Short task – Skipping all pictures, set down the lines of the listing from the first through the one with "0.737, 0.736, 0.736];".
━━━━━━━━━━
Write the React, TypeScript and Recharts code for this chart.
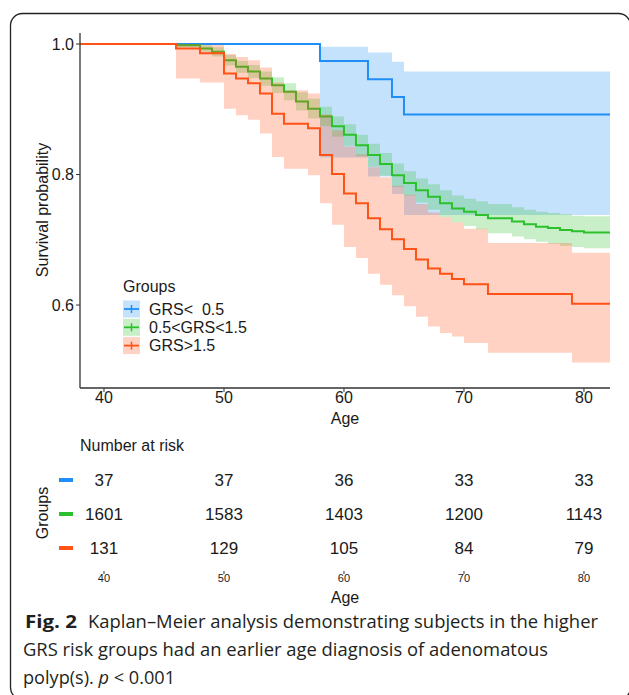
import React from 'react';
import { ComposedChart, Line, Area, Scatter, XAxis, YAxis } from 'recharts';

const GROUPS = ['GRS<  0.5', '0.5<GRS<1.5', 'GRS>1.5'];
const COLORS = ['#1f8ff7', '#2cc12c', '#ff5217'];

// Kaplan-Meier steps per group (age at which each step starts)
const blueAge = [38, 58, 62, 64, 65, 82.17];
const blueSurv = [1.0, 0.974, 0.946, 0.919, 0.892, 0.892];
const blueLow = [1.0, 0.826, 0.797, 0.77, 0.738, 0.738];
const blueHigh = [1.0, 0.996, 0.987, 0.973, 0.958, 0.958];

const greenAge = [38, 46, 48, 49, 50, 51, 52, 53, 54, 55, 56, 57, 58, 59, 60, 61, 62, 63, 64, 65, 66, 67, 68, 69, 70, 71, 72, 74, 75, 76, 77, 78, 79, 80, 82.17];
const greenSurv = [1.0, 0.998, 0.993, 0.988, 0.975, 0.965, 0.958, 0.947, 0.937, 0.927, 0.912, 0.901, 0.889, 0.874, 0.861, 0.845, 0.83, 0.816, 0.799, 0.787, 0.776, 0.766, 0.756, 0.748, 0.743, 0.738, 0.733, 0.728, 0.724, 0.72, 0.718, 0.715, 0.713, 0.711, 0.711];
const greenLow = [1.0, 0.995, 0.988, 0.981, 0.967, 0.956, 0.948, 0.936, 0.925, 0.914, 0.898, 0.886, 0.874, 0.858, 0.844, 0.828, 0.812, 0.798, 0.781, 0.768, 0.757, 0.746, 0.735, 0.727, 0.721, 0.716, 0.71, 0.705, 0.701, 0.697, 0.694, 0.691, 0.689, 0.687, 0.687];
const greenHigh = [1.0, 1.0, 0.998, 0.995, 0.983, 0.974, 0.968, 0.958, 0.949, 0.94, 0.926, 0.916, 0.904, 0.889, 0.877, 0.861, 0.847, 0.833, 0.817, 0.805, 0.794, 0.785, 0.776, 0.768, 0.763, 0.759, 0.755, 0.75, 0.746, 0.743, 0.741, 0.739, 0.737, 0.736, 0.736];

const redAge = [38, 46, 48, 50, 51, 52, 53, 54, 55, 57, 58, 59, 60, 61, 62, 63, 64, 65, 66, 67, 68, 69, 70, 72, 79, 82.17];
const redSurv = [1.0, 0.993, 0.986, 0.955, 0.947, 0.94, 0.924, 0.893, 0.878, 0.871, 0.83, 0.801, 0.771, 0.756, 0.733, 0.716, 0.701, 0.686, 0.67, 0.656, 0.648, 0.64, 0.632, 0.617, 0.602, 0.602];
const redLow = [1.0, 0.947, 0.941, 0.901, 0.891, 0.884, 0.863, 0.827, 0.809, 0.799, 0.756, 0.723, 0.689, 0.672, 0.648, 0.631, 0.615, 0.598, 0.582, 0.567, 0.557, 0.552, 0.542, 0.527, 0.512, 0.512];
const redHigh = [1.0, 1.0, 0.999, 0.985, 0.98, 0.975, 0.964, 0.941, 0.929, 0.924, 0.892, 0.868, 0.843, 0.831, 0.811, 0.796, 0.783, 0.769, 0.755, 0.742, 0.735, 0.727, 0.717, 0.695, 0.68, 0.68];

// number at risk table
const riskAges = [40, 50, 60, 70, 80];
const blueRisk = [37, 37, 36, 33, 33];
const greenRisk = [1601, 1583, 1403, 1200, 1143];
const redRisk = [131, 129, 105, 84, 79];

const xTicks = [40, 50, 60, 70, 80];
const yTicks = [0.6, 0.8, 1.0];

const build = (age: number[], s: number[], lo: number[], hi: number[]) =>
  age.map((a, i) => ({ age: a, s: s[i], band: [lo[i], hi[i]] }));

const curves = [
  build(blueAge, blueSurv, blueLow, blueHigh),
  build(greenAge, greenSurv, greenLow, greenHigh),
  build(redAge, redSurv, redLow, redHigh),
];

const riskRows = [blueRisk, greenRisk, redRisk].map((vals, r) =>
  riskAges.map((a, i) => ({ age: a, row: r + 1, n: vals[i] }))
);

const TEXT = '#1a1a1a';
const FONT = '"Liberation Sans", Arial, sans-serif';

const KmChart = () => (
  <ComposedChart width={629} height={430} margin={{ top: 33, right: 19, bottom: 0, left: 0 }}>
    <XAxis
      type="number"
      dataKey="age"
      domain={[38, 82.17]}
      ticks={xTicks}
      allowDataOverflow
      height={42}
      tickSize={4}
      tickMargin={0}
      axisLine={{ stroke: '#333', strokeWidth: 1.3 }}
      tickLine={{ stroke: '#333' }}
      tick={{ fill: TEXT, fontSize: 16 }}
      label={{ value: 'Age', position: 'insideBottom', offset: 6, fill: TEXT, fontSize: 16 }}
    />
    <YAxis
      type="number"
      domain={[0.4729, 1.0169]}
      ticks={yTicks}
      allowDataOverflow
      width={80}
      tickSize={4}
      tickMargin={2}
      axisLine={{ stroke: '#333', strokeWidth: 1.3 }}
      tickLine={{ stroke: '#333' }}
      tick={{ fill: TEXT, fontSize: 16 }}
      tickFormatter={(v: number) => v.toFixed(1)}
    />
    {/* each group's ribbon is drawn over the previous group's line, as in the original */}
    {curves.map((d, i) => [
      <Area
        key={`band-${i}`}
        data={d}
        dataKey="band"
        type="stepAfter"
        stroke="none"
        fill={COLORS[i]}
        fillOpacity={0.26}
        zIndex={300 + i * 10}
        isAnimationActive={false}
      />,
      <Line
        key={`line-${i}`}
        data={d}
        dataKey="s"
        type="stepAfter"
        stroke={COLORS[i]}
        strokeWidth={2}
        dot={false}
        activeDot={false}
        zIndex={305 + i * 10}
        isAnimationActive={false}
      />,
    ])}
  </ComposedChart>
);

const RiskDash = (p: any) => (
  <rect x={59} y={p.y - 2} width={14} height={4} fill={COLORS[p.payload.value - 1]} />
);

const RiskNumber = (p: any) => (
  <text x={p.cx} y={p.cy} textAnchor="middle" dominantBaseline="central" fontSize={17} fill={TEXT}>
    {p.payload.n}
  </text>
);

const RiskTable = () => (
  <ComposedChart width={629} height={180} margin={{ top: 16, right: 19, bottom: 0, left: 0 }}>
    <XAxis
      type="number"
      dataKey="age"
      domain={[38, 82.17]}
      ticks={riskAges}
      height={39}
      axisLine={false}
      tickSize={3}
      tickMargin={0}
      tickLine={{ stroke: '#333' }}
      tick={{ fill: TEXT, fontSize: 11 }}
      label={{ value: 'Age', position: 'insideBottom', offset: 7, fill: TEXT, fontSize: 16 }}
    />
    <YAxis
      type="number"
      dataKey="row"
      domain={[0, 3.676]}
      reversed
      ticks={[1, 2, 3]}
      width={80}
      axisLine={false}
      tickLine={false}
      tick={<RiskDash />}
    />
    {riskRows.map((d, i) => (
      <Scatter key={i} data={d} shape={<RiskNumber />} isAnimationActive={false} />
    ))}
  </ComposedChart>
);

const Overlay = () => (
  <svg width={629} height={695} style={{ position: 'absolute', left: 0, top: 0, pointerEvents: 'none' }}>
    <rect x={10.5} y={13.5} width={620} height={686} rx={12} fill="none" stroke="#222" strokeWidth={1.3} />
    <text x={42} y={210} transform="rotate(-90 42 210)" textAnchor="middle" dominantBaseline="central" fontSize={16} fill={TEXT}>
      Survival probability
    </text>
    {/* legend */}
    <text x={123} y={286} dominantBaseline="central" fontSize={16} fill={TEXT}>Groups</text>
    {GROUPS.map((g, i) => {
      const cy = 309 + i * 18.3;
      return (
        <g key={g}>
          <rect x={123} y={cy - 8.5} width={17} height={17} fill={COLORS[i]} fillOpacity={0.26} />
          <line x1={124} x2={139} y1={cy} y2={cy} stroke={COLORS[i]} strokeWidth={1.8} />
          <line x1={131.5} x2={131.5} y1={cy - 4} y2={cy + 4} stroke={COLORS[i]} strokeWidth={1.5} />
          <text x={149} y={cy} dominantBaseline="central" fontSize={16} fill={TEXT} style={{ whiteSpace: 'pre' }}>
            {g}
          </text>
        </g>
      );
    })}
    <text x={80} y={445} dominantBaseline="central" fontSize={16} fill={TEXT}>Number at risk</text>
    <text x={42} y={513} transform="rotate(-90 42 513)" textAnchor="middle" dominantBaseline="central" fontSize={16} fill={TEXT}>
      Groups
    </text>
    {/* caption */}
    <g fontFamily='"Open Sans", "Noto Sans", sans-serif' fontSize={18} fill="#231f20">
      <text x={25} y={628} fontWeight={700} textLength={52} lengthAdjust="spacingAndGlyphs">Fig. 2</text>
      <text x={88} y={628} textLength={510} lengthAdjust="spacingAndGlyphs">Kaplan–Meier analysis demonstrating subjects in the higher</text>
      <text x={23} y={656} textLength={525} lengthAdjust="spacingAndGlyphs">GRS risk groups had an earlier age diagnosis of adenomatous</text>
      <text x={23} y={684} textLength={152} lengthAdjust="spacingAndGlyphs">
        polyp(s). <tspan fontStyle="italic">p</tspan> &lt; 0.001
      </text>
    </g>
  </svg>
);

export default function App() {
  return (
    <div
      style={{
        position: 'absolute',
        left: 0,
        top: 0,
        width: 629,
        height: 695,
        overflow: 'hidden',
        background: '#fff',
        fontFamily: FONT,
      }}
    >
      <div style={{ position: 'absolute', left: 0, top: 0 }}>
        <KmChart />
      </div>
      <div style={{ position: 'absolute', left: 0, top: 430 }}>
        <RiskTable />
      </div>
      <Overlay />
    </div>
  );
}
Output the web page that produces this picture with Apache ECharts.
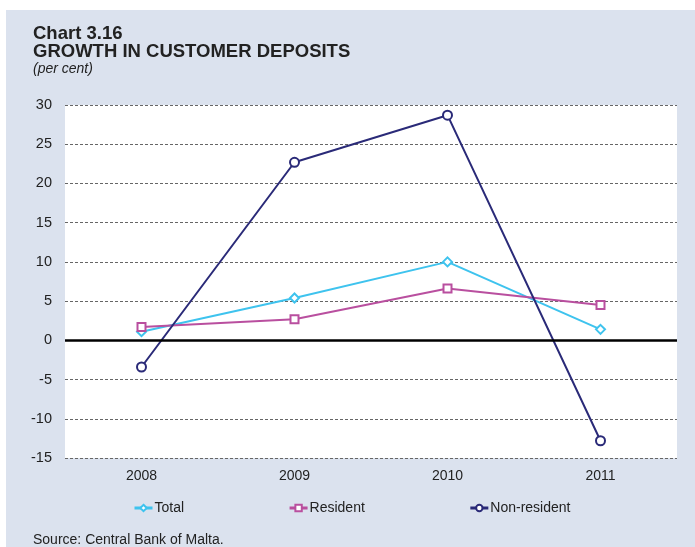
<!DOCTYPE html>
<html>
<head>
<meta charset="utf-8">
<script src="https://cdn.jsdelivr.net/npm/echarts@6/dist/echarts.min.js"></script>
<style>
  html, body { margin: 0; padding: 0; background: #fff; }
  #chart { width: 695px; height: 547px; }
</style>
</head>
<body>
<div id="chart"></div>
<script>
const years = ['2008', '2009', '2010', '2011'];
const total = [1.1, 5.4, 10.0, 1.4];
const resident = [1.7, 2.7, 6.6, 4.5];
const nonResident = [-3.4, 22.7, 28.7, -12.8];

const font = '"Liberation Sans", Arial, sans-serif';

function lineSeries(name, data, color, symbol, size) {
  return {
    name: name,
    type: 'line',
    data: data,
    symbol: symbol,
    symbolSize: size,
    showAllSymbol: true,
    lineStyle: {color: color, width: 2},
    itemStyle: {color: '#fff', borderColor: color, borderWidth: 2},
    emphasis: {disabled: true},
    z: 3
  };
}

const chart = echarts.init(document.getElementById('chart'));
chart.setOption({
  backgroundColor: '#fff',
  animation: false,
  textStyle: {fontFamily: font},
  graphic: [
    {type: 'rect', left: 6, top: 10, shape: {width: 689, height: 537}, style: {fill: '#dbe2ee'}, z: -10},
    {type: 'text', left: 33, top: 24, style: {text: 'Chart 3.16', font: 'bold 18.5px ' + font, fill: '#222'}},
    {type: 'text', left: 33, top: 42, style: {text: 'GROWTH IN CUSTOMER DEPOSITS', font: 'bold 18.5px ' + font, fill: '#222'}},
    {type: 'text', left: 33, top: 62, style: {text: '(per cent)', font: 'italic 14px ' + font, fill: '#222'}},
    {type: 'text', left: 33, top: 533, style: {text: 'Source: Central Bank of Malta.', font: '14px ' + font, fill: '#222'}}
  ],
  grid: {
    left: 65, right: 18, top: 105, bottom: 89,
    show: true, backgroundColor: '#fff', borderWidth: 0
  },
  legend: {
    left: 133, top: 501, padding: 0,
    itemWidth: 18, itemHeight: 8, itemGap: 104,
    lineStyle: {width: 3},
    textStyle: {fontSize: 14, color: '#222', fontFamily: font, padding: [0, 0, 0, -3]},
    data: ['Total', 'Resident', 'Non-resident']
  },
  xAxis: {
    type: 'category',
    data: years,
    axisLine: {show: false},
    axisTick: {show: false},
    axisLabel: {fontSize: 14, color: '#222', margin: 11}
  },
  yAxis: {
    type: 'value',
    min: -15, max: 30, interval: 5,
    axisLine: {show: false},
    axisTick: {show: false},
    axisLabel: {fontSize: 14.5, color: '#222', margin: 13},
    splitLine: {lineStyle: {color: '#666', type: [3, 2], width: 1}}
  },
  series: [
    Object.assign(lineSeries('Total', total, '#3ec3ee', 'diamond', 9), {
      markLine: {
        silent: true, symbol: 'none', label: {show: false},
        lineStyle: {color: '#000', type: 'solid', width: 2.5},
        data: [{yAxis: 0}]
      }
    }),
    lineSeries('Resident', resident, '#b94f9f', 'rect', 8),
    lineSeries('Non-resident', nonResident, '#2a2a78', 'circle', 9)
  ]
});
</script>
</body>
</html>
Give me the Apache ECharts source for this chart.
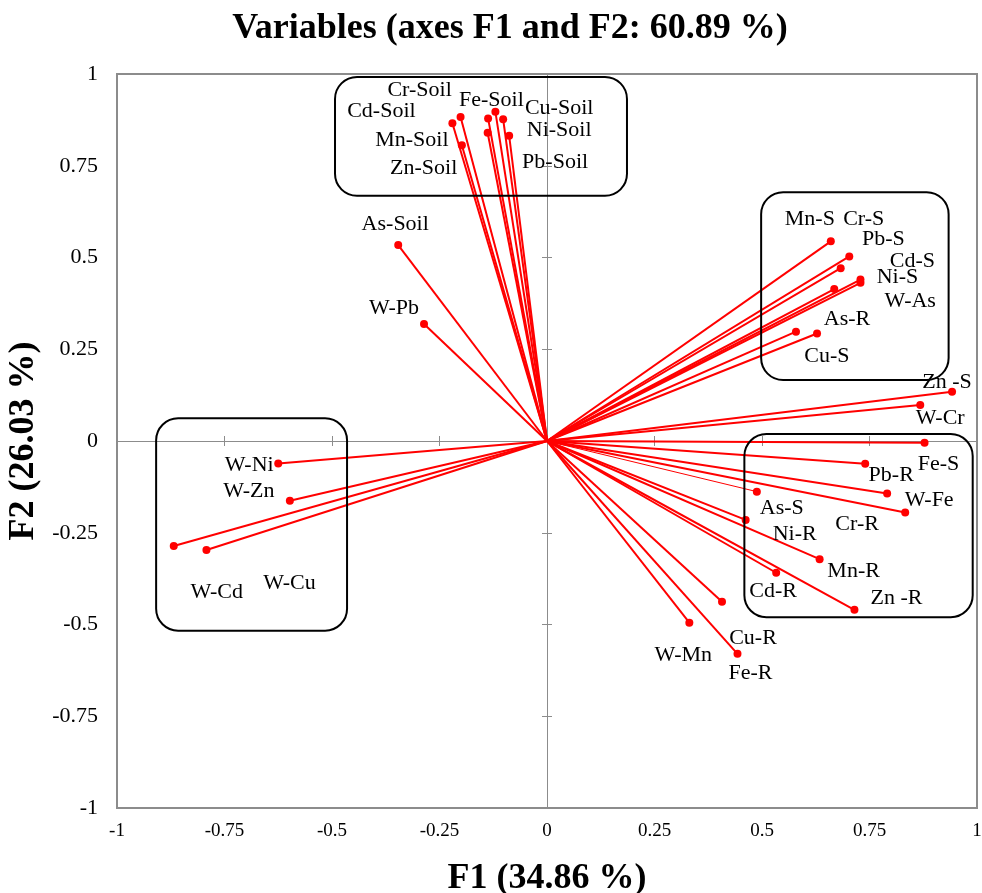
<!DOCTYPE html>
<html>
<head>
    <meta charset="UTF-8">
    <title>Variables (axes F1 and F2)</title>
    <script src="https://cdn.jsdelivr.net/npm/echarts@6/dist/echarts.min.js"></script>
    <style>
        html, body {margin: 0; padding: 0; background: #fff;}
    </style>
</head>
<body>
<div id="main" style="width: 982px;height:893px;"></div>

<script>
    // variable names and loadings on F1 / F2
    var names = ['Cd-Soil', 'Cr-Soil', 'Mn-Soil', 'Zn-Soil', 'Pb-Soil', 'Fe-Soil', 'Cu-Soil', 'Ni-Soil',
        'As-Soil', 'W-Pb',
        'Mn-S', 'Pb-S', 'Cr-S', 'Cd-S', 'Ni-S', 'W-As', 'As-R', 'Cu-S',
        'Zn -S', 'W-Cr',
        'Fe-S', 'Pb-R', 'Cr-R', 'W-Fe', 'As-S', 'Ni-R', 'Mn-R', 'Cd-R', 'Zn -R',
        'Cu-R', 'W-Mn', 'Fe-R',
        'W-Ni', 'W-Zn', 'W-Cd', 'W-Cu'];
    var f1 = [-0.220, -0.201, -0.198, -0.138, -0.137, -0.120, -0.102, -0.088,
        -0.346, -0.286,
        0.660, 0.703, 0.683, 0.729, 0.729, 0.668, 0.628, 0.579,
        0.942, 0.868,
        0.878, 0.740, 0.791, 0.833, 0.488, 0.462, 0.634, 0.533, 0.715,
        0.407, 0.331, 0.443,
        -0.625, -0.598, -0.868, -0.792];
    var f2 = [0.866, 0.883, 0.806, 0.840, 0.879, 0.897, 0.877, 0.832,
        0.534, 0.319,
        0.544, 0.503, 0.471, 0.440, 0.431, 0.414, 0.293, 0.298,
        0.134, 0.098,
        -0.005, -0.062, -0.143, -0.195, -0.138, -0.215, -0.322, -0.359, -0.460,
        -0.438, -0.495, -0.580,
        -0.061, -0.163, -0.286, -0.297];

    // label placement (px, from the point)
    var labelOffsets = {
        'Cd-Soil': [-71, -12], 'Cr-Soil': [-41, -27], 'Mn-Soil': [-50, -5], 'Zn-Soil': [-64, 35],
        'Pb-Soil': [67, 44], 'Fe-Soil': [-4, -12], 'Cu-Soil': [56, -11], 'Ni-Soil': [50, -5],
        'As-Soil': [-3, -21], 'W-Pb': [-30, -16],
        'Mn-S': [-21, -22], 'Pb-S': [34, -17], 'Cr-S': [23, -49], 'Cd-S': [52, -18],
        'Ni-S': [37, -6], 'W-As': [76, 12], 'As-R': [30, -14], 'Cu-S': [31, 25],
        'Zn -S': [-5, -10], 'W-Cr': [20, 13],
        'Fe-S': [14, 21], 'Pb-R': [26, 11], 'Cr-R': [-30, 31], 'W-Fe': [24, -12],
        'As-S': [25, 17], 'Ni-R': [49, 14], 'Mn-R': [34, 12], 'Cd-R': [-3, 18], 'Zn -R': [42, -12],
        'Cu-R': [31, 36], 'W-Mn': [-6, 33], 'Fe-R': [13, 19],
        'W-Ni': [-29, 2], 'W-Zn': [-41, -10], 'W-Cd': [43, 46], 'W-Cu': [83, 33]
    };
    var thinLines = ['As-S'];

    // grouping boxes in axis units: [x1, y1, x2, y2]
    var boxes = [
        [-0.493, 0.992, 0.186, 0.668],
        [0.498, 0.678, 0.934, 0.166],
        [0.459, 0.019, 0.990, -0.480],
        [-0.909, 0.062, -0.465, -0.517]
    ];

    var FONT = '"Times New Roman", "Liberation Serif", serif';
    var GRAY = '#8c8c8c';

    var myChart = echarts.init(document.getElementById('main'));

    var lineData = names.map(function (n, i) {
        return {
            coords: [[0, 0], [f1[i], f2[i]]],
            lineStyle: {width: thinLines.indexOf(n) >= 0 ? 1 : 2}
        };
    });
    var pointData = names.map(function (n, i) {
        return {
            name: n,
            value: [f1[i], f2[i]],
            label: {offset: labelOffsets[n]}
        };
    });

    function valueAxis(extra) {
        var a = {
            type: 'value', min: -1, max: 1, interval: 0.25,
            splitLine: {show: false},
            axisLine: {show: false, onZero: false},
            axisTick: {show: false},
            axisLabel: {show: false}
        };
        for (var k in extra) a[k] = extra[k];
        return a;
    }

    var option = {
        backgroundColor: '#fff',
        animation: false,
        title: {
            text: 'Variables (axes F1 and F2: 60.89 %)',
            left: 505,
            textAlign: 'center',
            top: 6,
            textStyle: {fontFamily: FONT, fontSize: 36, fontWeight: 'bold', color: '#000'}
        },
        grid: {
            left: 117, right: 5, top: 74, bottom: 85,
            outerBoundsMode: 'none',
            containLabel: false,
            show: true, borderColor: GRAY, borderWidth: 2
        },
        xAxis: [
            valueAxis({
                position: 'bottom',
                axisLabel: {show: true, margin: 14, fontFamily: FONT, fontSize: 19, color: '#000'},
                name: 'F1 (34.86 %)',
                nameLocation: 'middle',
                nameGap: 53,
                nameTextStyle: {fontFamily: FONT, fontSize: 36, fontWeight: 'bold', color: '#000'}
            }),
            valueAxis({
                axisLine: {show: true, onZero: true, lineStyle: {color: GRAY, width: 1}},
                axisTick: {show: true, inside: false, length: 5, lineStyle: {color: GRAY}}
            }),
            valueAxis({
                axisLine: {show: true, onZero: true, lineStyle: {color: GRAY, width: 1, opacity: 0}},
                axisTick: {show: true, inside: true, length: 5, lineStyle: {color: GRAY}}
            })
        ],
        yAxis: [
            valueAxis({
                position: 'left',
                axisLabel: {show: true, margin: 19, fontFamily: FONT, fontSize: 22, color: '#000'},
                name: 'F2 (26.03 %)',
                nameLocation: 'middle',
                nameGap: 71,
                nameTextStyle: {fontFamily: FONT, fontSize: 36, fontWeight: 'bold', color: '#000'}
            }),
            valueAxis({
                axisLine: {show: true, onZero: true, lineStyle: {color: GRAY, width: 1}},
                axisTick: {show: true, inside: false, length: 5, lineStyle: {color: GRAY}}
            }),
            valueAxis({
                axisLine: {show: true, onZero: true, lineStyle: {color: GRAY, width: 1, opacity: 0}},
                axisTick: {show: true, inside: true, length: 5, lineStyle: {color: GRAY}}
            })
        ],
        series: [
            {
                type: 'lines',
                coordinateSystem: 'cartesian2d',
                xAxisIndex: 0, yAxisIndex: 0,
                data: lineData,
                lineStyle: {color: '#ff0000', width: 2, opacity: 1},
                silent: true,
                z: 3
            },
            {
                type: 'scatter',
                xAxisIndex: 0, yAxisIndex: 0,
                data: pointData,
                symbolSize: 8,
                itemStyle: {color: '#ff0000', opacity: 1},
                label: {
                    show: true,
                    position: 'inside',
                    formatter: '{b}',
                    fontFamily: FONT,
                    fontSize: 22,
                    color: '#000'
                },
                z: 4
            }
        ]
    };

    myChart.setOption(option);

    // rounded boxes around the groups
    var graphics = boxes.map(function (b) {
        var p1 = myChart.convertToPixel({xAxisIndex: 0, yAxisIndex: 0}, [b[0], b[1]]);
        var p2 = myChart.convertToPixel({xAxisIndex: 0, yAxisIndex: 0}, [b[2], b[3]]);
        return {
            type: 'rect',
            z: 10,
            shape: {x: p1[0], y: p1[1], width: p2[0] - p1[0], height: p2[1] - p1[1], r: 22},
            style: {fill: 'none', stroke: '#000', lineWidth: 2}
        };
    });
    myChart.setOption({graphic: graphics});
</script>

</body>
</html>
━━━━━━━━━━
Solved exercise –
Write the React, TypeScript and Recharts code for this chart.
import React from 'react';
import { ComposedChart, Line, Area, Scatter, XAxis, YAxis } from 'recharts';

const GROUPS = ['GRS<  0.5', '0.5<GRS<1.5', 'GRS>1.5'];
const COLORS = ['#1f8ff7', '#2cc12c', '#ff5217'];

// Kaplan-Meier steps per group (age at which each step starts)
const blueAge = [38, 58, 62, 64, 65, 82.17];
const blueSurv = [1.0, 0.974, 0.946, 0.919, 0.892, 0.892];
const blueLow = [1.0, 0.826, 0.797, 0.77, 0.738, 0.738];
const blueHigh = [1.0, 0.996, 0.987, 0.973, 0.958, 0.958];

const greenAge = [38, 46, 48, 49, 50, 51, 52, 53, 54, 55, 56, 57, 58, 59, 60, 61, 62, 63, 64, 65, 66, 67, 68, 69, 70, 71, 72, 74, 75, 76, 77, 78, 79, 80, 82.17];
const greenSurv = [1.0, 0.998, 0.993, 0.988, 0.975, 0.965, 0.958, 0.947, 0.937, 0.927, 0.912, 0.901, 0.889, 0.874, 0.861, 0.845, 0.83, 0.816, 0.799, 0.787, 0.776, 0.766, 0.756, 0.748, 0.743, 0.738, 0.733, 0.728, 0.724, 0.72, 0.718, 0.715, 0.713, 0.711, 0.711];
const greenLow = [1.0, 0.995, 0.988, 0.981, 0.967, 0.956, 0.948, 0.936, 0.925, 0.914, 0.898, 0.886, 0.874, 0.858, 0.844, 0.828, 0.812, 0.798, 0.781, 0.768, 0.757, 0.746, 0.735, 0.727, 0.721, 0.716, 0.71, 0.705, 0.701, 0.697, 0.694, 0.691, 0.689, 0.687, 0.687];
const greenHigh = [1.0, 1.0, 0.998, 0.995, 0.983, 0.974, 0.968, 0.958, 0.949, 0.94, 0.926, 0.916, 0.904, 0.889, 0.877, 0.861, 0.847, 0.833, 0.817, 0.805, 0.794, 0.785, 0.776, 0.768, 0.763, 0.759, 0.755, 0.75, 0.746, 0.743, 0.741, 0.739, 0.737, 0.736, 0.736];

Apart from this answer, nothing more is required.